Words that former UB Chancellor Samuel Capen spoke in 1928 on the day of the building's dedication emphasized the idea that design matters in urban planning, highlighting the notion that Hayes Hall belonged to both the university and Buffalo.

"From its nature and its central position, this building is destined to be the focus of the life of the university for many years, perhaps for many generations," Capen said, according to Carter. "It will be pre-eminently the visual symbol of the university, both to the members of the institution and the community at large."

One reason that architecture has flourished in Buffalo is that historically, many residents understood the importance of design, Carter said.

The Kleinhans Music Hall, created by father-and-son architects Eliel and Eero Saarinen, was built during the Great Depression, Carter said.
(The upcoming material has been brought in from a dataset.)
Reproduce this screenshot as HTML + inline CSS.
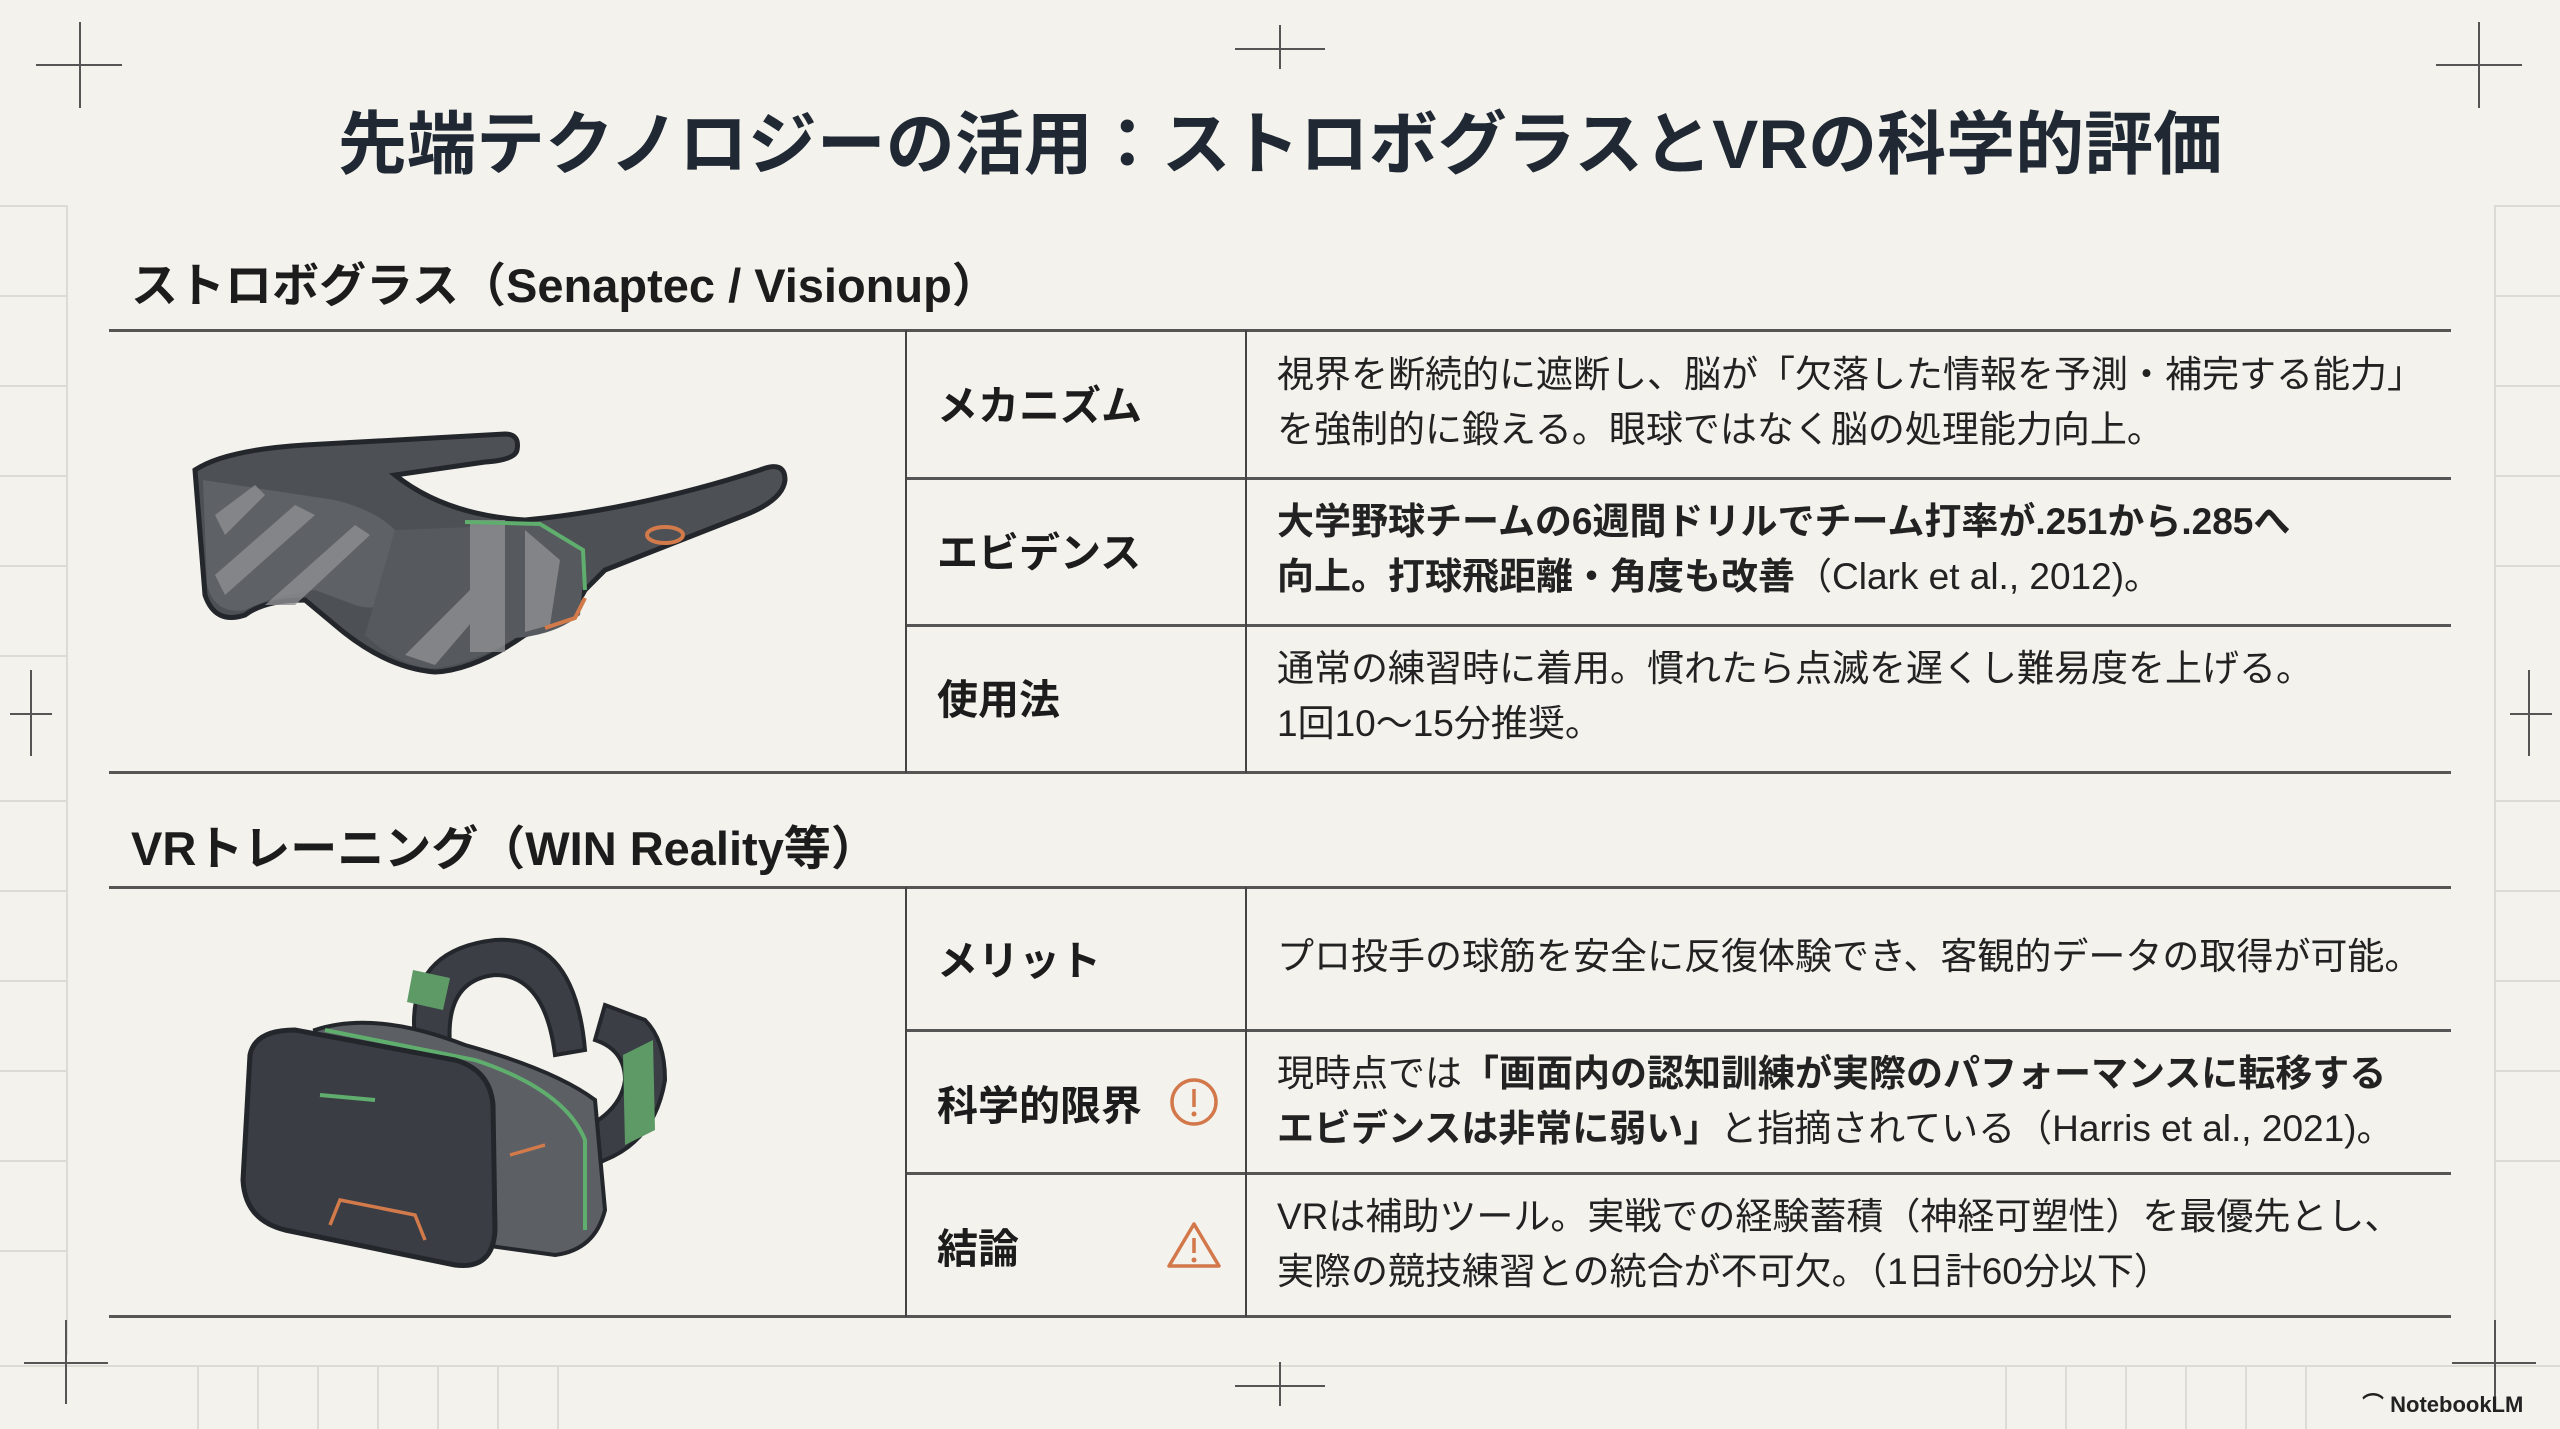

Of Darwin D. Martin, the Buffalonian who commissioned the famous architect Frank Lloyd Wright on projects including the Darwin D. Martin House Complex, Carter said, "If we think about Darwin Martin, here was a man who hired an architect from Chicago who's a renegade, really, a fairly wild character, as many of you know, and supported him. …We often think about the significance of architecture, but we don't always think about the significance of clients. Architects don't have buildings to design if clients don't support them."

"We're very, very fortunate," Carter said, "to be in a city that really, in many ways, is a celebration of design."